In French tax law, the expression abus de droit (abuse of rights) refers to unacceptable tax avoidance. Outside the tax field it has a different meaning and refers to a doctrine that has been developed by the French courts and become a “general principle of law”: a person acts unlawfully, or he made use of a right with the intention or purpose of causing harm to another person. Transposed to taxation matters, the doctrine means this: although a taxpayer has a right to arrange his affairs in any way which is legal, he abuses that right if he exercises it solely to avoid tax.
VII. Are Panamanian Companies Protected from the 3 Percent Annual Tax on the Market Value of French Real Property?
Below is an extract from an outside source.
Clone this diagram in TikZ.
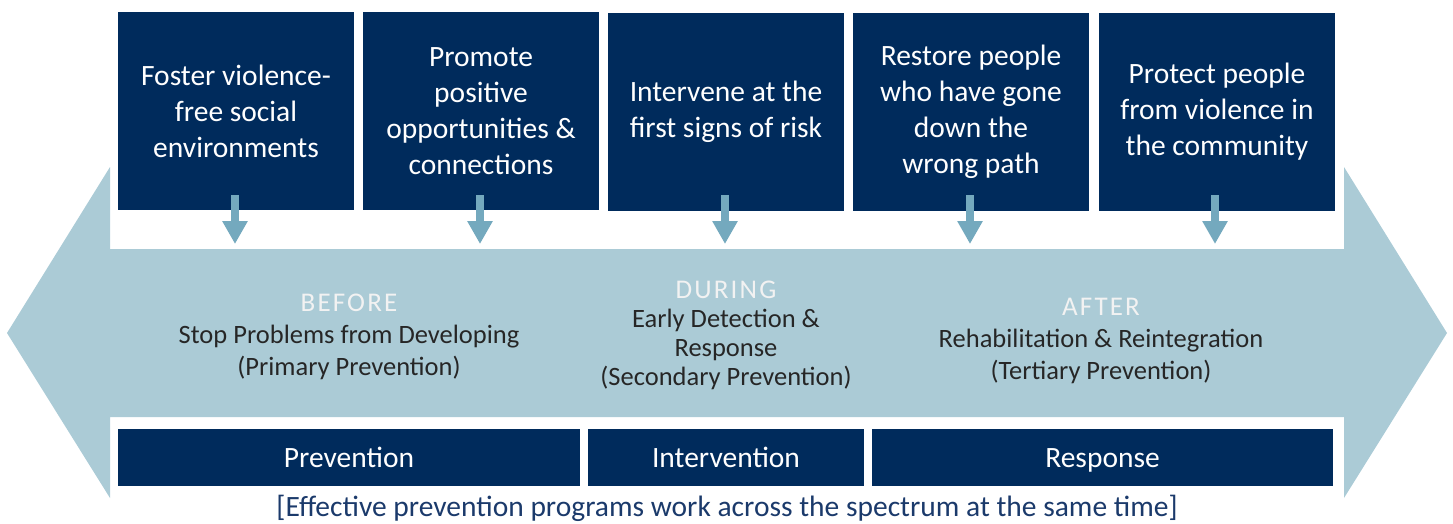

A short note, signed with the initials “O.F.” (Olivier Fouquet?) is appended to the report of Resources Management in the Revue des Sociétés. ([...]) … times the rental value of French real property) appeared to be “transposable” to the “new” 3 percent annual tax on the market value of the property (imposed by article 990D which replaced article 209A) because the Cour de Cassation had also decided (in Société Royal) that a non-discrimination clause in a “bilateral treaty” was an obstacle to application of this tax.
This analysis is correct and is shared by another commentator, M. Phillipe Derouin.
Comparing Société Royal with Resources Management it is apparent that both decision have three fundamental points in common:
A tax that is discriminatory because it applies only to companies which have their seat outside France (both taxes are closely related: one replaced the other).
A treaty with a non-discrimination clause (both clauses have similar wording).
A constitutional principle of supremacy of treaties over domestic legislation (both taxes were enacted after conclusion of the treaties).
In this circumstances, unless the Constitution is amended or the treaty is renegotiated, it is doubtful that the 3 percent tax imposed by article 990D of the General Tax Code could ever apply to Panamanian companies.